DESCRIPTION OF THE TASK: Up to and including the line with "23, fontFamily: FONT, color: TEXT", write out the listing from its first line, minus the pictures.

DATASET EXTRACT:
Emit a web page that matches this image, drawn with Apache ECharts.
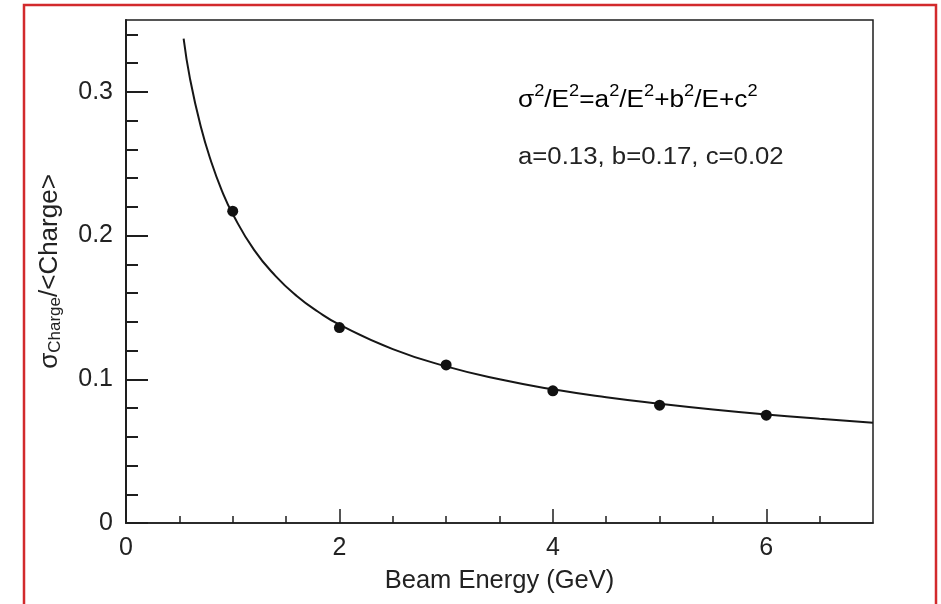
<!DOCTYPE html>
<html>
<head>
<meta charset="utf-8">
<script src="https://cdn.jsdelivr.net/npm/echarts@6/dist/echarts.min.js"></script>
<style>
  html, body { margin: 0; padding: 0; background: #fff; }
  #chart { width: 941px; height: 604px; }
</style>
</head>
<body>
<div id="chart"></div>
<script>
// Measured resolution points (beam energy in GeV, relative charge width)
const beamEnergy = [1, 2, 3, 4, 5, 6];
const resolution = [0.217, 0.136, 0.110, 0.092, 0.082, 0.075];

// Fitted resolution curve, sampled along the drawn line
const fitEnergy = [0.54, 0.6, 0.7, 0.8, 0.9, 1.0, 1.2, 1.4, 1.6, 1.8, 2.0,
                   2.5, 3.0, 3.5, 4.0, 4.5, 5.0, 5.5, 6.0, 6.5, 7.0];
const fitValue  = [0.337, 0.309, 0.276, 0.251, 0.231, 0.215, 0.190, 0.172, 0.158, 0.147, 0.138,
                   0.121, 0.109, 0.100, 0.093, 0.0875, 0.083, 0.079, 0.0755, 0.0725, 0.0698];

// Labelled ticks
const xTicks = [0, 2, 4, 6];
const yTicks = [0, 0.1, 0.2, 0.3];

// Fit parameters quoted on the plot
const fitParams = { a: '0.13', b: '0.17', c: '0.02' };

const FONT = '"Liberation Sans", Arial, Helvetica, sans-serif';
const INK = '#1e1e1e';
const TEXT = '#222';

const chart = echarts.init(document.getElementById('chart'), null, { renderer: 'canvas' });

const supStyle = { fontSize: 16, fontFamily: FONT, color: TEXT, padding: [0, 0, 18, 0] };
const mainStyle = { fontSize: 23, fontFamily: FONT, color: TEXT };

const option = {
  animation: false,
  backgroundColor: '#fff',
  grid: {
    left: 126, top: 20, width: 747, height: 503,
    show: true, borderColor: INK, borderWidth: 1.5, backgroundColor: 'transparent'
  },
  xAxis: {
    type: 'value', min: 0, max: 7, interval: 2,
    axisLine: { show: true, onZero: false, lineStyle: { color: INK, width: 1.5 } },
    axisTick: { show: true, inside: true, length: 14, customValues: xTicks,
                lineStyle: { color: INK, width: 1.5 } },
    minorTick: { show: true, splitNumber: 4, length: 7, lineStyle: { color: INK, width: 1.5 } },
    axisLabel: { customValues: xTicks, fontSize: 25, fontFamily: FONT, color: TEXT, margin: 13 },
    splitLine: { show: false },
    minorSplitLine: { show: false },
    name: 'Beam Energy (GeV)',
    nameLocation: 'middle',
    nameGap: 45,
    nameTextStyle: { fontSize: 25.5, fontFamily: FONT, color: TEXT }
  },
  yAxis: {
    type: 'value', min: 0, max: 0.35, interval: 0.1,
    axisLine: { show: true, lineStyle: { color: INK, width: 2 } },
    axisTick: { show: true, inside: true, length: 22, customValues: yTicks,
                lineStyle: { color: INK, width: 2 } },
    minorTick: { show: true, splitNumber: 5, length: 12, lineStyle: { color: INK, width: 2 } },
    axisLabel: { customValues: yTicks, fontSize: 25, fontFamily: FONT, color: TEXT, margin: 13,
                 formatter: v => (v === 0 ? '0' : String(+v.toFixed(2))) },
    splitLine: { show: false },
    name: '{m|σ}{s|Charge}{m|/<Charge>}',
    nameLocation: 'middle',
    nameGap: 62,
    nameTextStyle: {
      rich: {
        m: { fontSize: 26, fontFamily: FONT, color: TEXT },
        s: { fontSize: 17, fontFamily: FONT, color: TEXT, padding: [12, 0, 0, 0] }
      }
    }
  },
  graphic: [
    {
      type: 'rect', silent: true, z: 100,
      shape: { x: 24, y: 5, width: 912, height: 640 },
      style: { fill: 'none', stroke: '#d22a2c', lineWidth: 2.5 }
    },
    {
      type: 'text', silent: true, z: 100,
      x: 518, y: 101, scaleX: 1.14,
      style: {
        text: '{m|σ}{p|2}{m|/E}{p|2}{m|=a}{p|2}{m|/E}{p|2}{m|+b}{p|2}{m|/E+c}{p|2}',
        verticalAlign: 'middle',
        rich: { m: mainStyle, p: supStyle }
      }
    },
    {
      type: 'text', silent: true, z: 100,
      x: 518, y: 158, scaleX: 1.12,
      style: {
        text: 'a=' + fitParams.a + ', b=' + fitParams.b + ', c=' + fitParams.c,
        font: '23px ' + FONT,
        fill: TEXT,
        verticalAlign: 'middle'
      }
    }
  ],
  series: [
    {
      type: 'line',
      data: fitEnergy.map((e, i) => [e, fitValue[i]]),
      showSymbol: false,
      smooth: true,
      lineStyle: { color: '#161616', width: 2 },
      z: 2
    },
    {
      type: 'scatter',
      data: beamEnergy.map((e, i) => [e, resolution[i]]),
      symbol: 'circle',
      symbolSize: 11,
      itemStyle: { color: '#111', opacity: 1 },
      z: 3
    }
  ]
};

chart.setOption(option);
</script>
</body>
</html>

COMPLETE ANSWER:
Emit a web page that matches this image, drawn with Apache ECharts.
<!DOCTYPE html>
<html>
<head>
<meta charset="utf-8">
<script src="https://cdn.jsdelivr.net/npm/echarts@6/dist/echarts.min.js"></script>
<style>
  html, body { margin: 0; padding: 0; background: #fff; }
  #chart { width: 941px; height: 604px; }
</style>
</head>
<body>
<div id="chart"></div>
<script>
// Measured resolution points (beam energy in GeV, relative charge width)
const beamEnergy = [1, 2, 3, 4, 5, 6];
const resolution = [0.217, 0.136, 0.110, 0.092, 0.082, 0.075];

// Fitted resolution curve, sampled along the drawn line
const fitEnergy = [0.54, 0.6, 0.7, 0.8, 0.9, 1.0, 1.2, 1.4, 1.6, 1.8, 2.0,
                   2.5, 3.0, 3.5, 4.0, 4.5, 5.0, 5.5, 6.0, 6.5, 7.0];
const fitValue  = [0.337, 0.309, 0.276, 0.251, 0.231, 0.215, 0.190, 0.172, 0.158, 0.147, 0.138,
                   0.121, 0.109, 0.100, 0.093, 0.0875, 0.083, 0.079, 0.0755, 0.0725, 0.0698];

// Labelled ticks
const xTicks = [0, 2, 4, 6];
const yTicks = [0, 0.1, 0.2, 0.3];

// Fit parameters quoted on the plot
const fitParams = { a: '0.13', b: '0.17', c: '0.02' };

const FONT = '"Liberation Sans", Arial, Helvetica, sans-serif';
const INK = '#1e1e1e';
const TEXT = '#222';

const chart = echarts.init(document.getElementById('chart'), null, { renderer: 'canvas' });

const supStyle = { fontSize: 16, fontFamily: FONT, color: TEXT, padding: [0, 0, 18, 0] };
const mainStyle = { fontSize: 23, fontFamily: FONT, color: TEXT };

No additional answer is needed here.